Nigeria

Stanley Ibe

Revisiting the Internal Citizenship Question in Nigeria: The Role of Democratic Institutions

Enhancing Access to Justice for Pretrial Detainees in Nigeria

Mr. Stanley Ibe is a human rights attorney working for the Open Society Justice Initiative in Nigeria. Over the last decade and a half, his work has traversed the profit and nonprofit sectors across national and international frontiers. He has played an active role in advocacy, leading to the adoption of regional standards on policing and pretrial detention by the African Commission on Human and Peoples’ Rights. He also has valuable experience litigating human rights cases before national and regional courts. Mr. Ibe was educated in Lagos, Maastricht, and Turku, with degrees in law and postgraduate diplomas in international protection of human rights and socioeconomic rights.

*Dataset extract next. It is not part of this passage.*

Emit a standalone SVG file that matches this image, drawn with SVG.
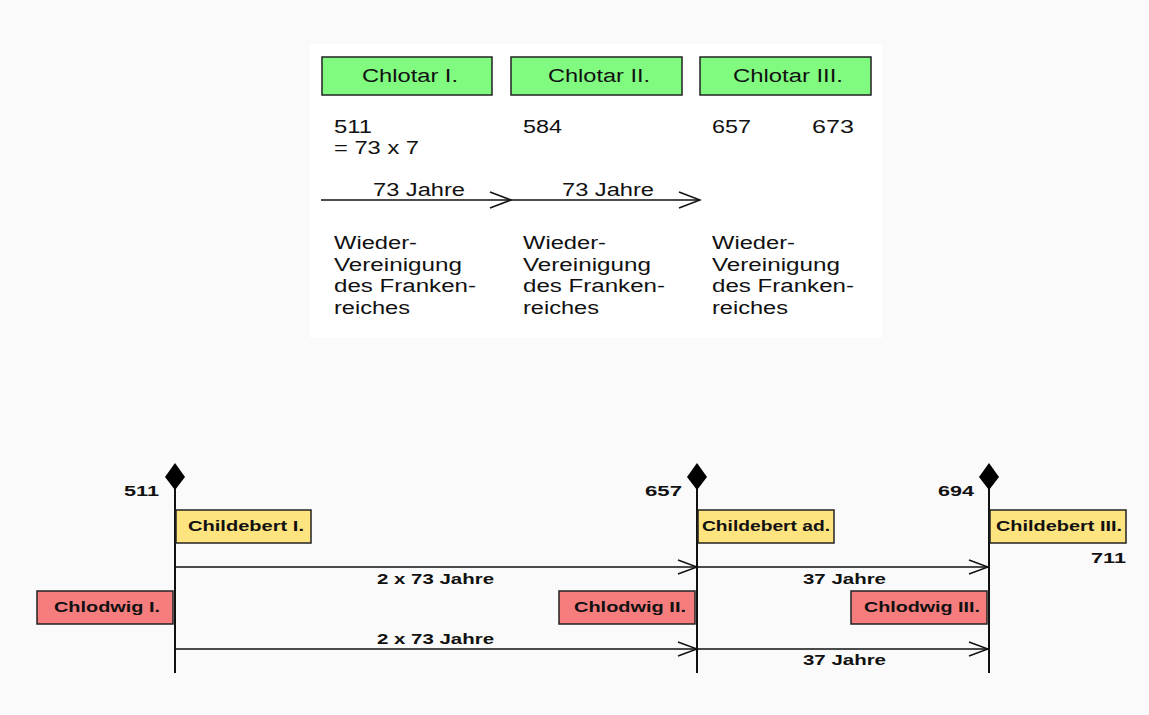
<svg xmlns="http://www.w3.org/2000/svg" width="1149" height="715" viewBox="0 0 1149 715">
<defs>
<style>
.t{font-family:"Liberation Sans",Arial,sans-serif;font-size:18px;fill:#111}
.b{font-family:"Liberation Sans",Arial,sans-serif;font-size:15px;font-weight:bold;fill:#111}
.g{fill:#80fb80;stroke:#222;stroke-width:1.5}
.y{fill:#fde47f;stroke:#222;stroke-width:1.5}
.r{fill:#f57d7d;stroke:#222;stroke-width:1.5}
.ln{stroke:#111;stroke-width:1.5;fill:none}
.ax{stroke:#111;stroke-width:2;fill:none}
</style>
<marker id="oa2" markerWidth="24" markerHeight="18" refX="22" refY="9" orient="auto" markerUnits="userSpaceOnUse">
<path d="M1,1 L22,9 L1,17" fill="none" stroke="#111" stroke-width="1.5"/>
</marker>
<marker id="oa3" markerWidth="22" markerHeight="16" refX="20" refY="8" orient="auto" markerUnits="userSpaceOnUse">
<path d="M1,1 L20,8 L1,15" fill="none" stroke="#111" stroke-width="1.5"/>
</marker>
</defs>
<rect width="1149" height="715" fill="#fafafa"/>
<rect x="310" y="44" width="572" height="294" fill="#ffffff"/>

<g id="chlotar1"><rect class="g" x="322" y="57" width="170" height="38"/><text class="t" x="362" y="82" textLength="96" lengthAdjust="spacingAndGlyphs">Chlotar I.</text></g>
<g id="chlotar2"><rect class="g" x="511" y="57" width="171" height="38"/><text class="t" x="548" y="82" textLength="102" lengthAdjust="spacingAndGlyphs">Chlotar II.</text></g>
<g id="chlotar3"><rect class="g" x="700" y="57" width="171" height="38"/><text class="t" x="733" y="82" textLength="110" lengthAdjust="spacingAndGlyphs">Chlotar III.</text></g>

<g id="years-top">
<text class="t" x="334" y="133" textLength="38" lengthAdjust="spacingAndGlyphs">511</text>
<text class="t" x="334" y="154" textLength="85" lengthAdjust="spacingAndGlyphs">= 73 x 7</text>
<text class="t" x="523" y="133" textLength="39" lengthAdjust="spacingAndGlyphs">584</text>
<text class="t" x="712" y="133" textLength="39" lengthAdjust="spacingAndGlyphs">657</text>
<text class="t" x="812" y="133" textLength="42" lengthAdjust="spacingAndGlyphs">673</text>
</g>

<g id="desc1"><text class="t" x="334" y="249" textLength="83" lengthAdjust="spacingAndGlyphs">Wieder-</text><text class="t" x="334" y="271" textLength="128" lengthAdjust="spacingAndGlyphs">Vereinigung</text><text class="t" x="334" y="292" textLength="142" lengthAdjust="spacingAndGlyphs">des Franken-</text><text class="t" x="334" y="314" textLength="76" lengthAdjust="spacingAndGlyphs">reiches</text></g>
<g id="desc2"><text class="t" x="523" y="249" textLength="83" lengthAdjust="spacingAndGlyphs">Wieder-</text><text class="t" x="523" y="271" textLength="128" lengthAdjust="spacingAndGlyphs">Vereinigung</text><text class="t" x="523" y="292" textLength="142" lengthAdjust="spacingAndGlyphs">des Franken-</text><text class="t" x="523" y="314" textLength="76" lengthAdjust="spacingAndGlyphs">reiches</text></g>
<g id="desc3"><text class="t" x="712" y="249" textLength="83" lengthAdjust="spacingAndGlyphs">Wieder-</text><text class="t" x="712" y="271" textLength="128" lengthAdjust="spacingAndGlyphs">Vereinigung</text><text class="t" x="712" y="292" textLength="142" lengthAdjust="spacingAndGlyphs">des Franken-</text><text class="t" x="712" y="314" textLength="76" lengthAdjust="spacingAndGlyphs">reiches</text></g>

<g id="axis511">
<line class="ax" x1="175" y1="480" x2="175" y2="673"/>
<path d="M175,463 L185,477 L175,490 L165,477 Z" fill="#000"/>
<text class="b" x="124" y="496" textLength="35" lengthAdjust="spacingAndGlyphs">511</text>
</g>
<g id="axis657">
<line class="ax" x1="697" y1="480" x2="697" y2="673"/>
<path d="M697,463 L707,477 L697,490 L687,477 Z" fill="#000"/>
<text class="b" x="645" y="496" textLength="37" lengthAdjust="spacingAndGlyphs">657</text>
</g>
<g id="axis694">
<line class="ax" x1="989" y1="480" x2="989" y2="673"/>
<path d="M989,463 L999,477 L989,490 L979,477 Z" fill="#000"/>
<text class="b" x="938" y="496" textLength="36" lengthAdjust="spacingAndGlyphs">694</text>
<text class="b" x="1091" y="563" textLength="35" lengthAdjust="spacingAndGlyphs">711</text>
</g>

<g id="childebert1"><rect class="y" x="176" y="510" width="135" height="33"/><text class="b" x="188" y="531" textLength="116" lengthAdjust="spacingAndGlyphs">Childebert I.</text></g>
<g id="childebertad"><rect class="y" x="698" y="510" width="136" height="33"/><text class="b" x="702" y="531" textLength="128" lengthAdjust="spacingAndGlyphs">Childebert ad.</text></g>
<g id="childebert3"><rect class="y" x="990" y="510" width="136" height="33"/><text class="b" x="996" y="531" textLength="126" lengthAdjust="spacingAndGlyphs">Childebert III.</text></g>

<g id="chlodwig1"><rect class="r" x="37" y="591" width="136" height="33"/><text class="b" x="54" y="612" textLength="106" lengthAdjust="spacingAndGlyphs">Chlodwig I.</text></g>
<g id="chlodwig2"><rect class="r" x="559" y="591" width="136" height="33"/><text class="b" x="574" y="612" textLength="112" lengthAdjust="spacingAndGlyphs">Chlodwig II.</text></g>
<g id="chlodwig3"><rect class="r" x="851" y="591" width="136" height="33"/><text class="b" x="864" y="612" textLength="116" lengthAdjust="spacingAndGlyphs">Chlodwig III.</text></g>

<g id="connectors">
<line class="ln" x1="321" y1="200" x2="511" y2="200" marker-end="url(#oa2)"/>
<line class="ln" x1="511" y1="200" x2="700" y2="200" marker-end="url(#oa2)"/>
<line class="ln" x1="176" y1="567" x2="697" y2="567" marker-end="url(#oa3)"/>
<line class="ln" x1="698" y1="567" x2="988" y2="567" marker-end="url(#oa3)"/>
<line class="ln" x1="176" y1="649" x2="697" y2="649" marker-end="url(#oa3)"/>
<line class="ln" x1="698" y1="649" x2="988" y2="649" marker-end="url(#oa3)"/>
<text class="t" x="373" y="196" textLength="92" lengthAdjust="spacingAndGlyphs">73 Jahre</text>
<text class="t" x="562" y="196" textLength="92" lengthAdjust="spacingAndGlyphs">73 Jahre</text>
<text class="b" x="377" y="584" textLength="117" lengthAdjust="spacingAndGlyphs">2 x 73 Jahre</text>
<text class="b" x="377" y="644" textLength="117" lengthAdjust="spacingAndGlyphs">2 x 73 Jahre</text>
<text class="b" x="803" y="584" textLength="83" lengthAdjust="spacingAndGlyphs">37 Jahre</text>
<text class="b" x="803" y="665" textLength="83" lengthAdjust="spacingAndGlyphs">37 Jahre</text>
</g>
</svg>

In 2014, he was a Draper Hills Summer Fellow at Stanford University’s Center on Democracy, Development, and the Rule of Law. His writings have appeared in the African Human Rights Law Journal, the African Journal of International Criminal Justice, and the Pan-African Yearbook of Law, among other journals. During his fellowship, Mr. Ibe is examining Nigeria’s pretrial justice system, with an eye to identifying potential reforms to the country’s Police Duty Solicitors Scheme, an innovative criminal justice initiative that aims to reduce the number of pretrial detainees and the length of pretrial detention.